The Pianist (2002)
The Pianist (2002) is one of those films that takes a certain type of director to understand the material, much like Steven Spielberg who was cautious in approaching Schindler’s’ List (1993). Here Roman Polanksi who may even have a greater understanding of the material, having grown up in Poland just before the Nazi occupation. Even being inspired by events in his own life whilst adapting the book the film’s based upon (The Pianist: The Extraordinary Story of One Man’s Survival in Warsaw, 1939-1945)
Once again the film focuses in Warsaw, which is purely coincidence, and allowing for bigger scope and allowing the audience to engage easier. Based on the biography of Wladyslaw Szpilman who thankfully survived the occupation. I knew the basic plot but not the depth if his experiences, risking his life to stay behind and leave his family who ultimately become casualties of the holocaust, yet leave a strong mark on the film. An average Jewish family who are struggling to survive under the oppressive Nazi regime that saw them moved about, stripping them of their liberties, dignity and sadly their lives. For the first half of the film, we’re surrounded by family before they are taken away.
With the family seemingly sent away to a work-camp we stay with Wladyslaw Szpilman (Adrien Brody) the once famed pianist now fighting for survival, having lost his way of life, wanting to escape the confines of the ghetto where the few remaining Jews are forced to work under fear of death. Once he finally escapes he has to rely on the kindness of strangers from an underground movement that sees him move from apartment to apartment, trapped for months at a time. He becomes an on looker to the awful events that destroy the town around him. For a while we become viewers ourselves of this occupation, taking a nod to Rear Window (1954) that confines your view to one room as the action unfolds on the streets.
Thankfully under a barrage of attack he escapes to ruined streets where he finds shelter and friendship in a sympathizing Nazi Captain Wilm Hosenfeld (Thomas Kretschmann) who from seeing his talent for the ivories allows him to hide in safety, knowing that the war is in its twilight, killing another Jew would doing nothing to help the effort. It seems as though however bound he was to duty, the ideals of the Nazi’s were wanning by the end of the war, it was fear that kept them going.
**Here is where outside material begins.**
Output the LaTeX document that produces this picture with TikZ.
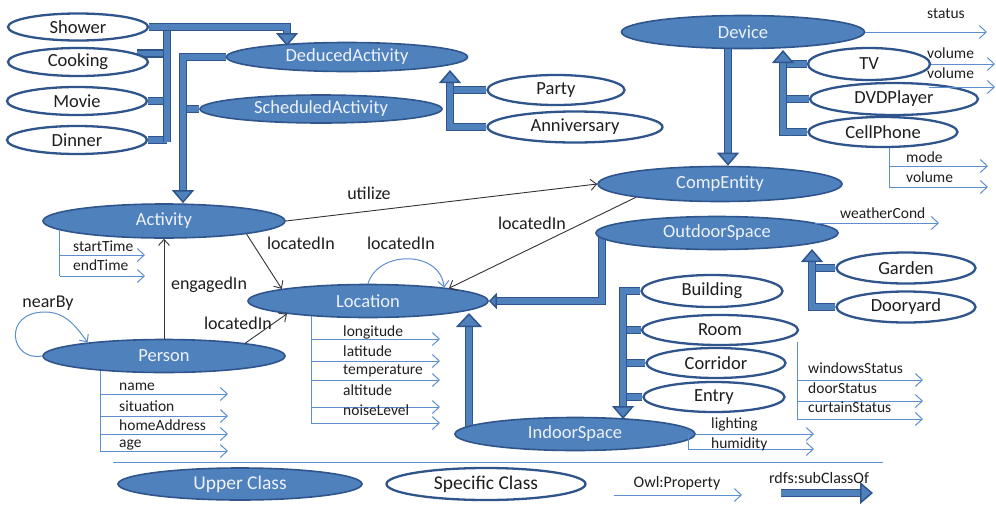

The film is rich in detail, not wanting to drop a line of the original text, it feels so vital to telling this tale with truth and honesty that is hard not to shed a tear or two whilst watching this film. A creative man who wants to play, yet in such a dangerous climate is unable to express himself. It’s this expression that ultimately saves his life. A talent that in a time is expendable, only a few would be kept to entertain the enemy. Wladyslaw Szpilman was a very lucky individuals whose trust in others paid off, without resorting to Hollywood schmaltz that films resort to, instead it was the kindness of humanity and strangers that saw this man to survive.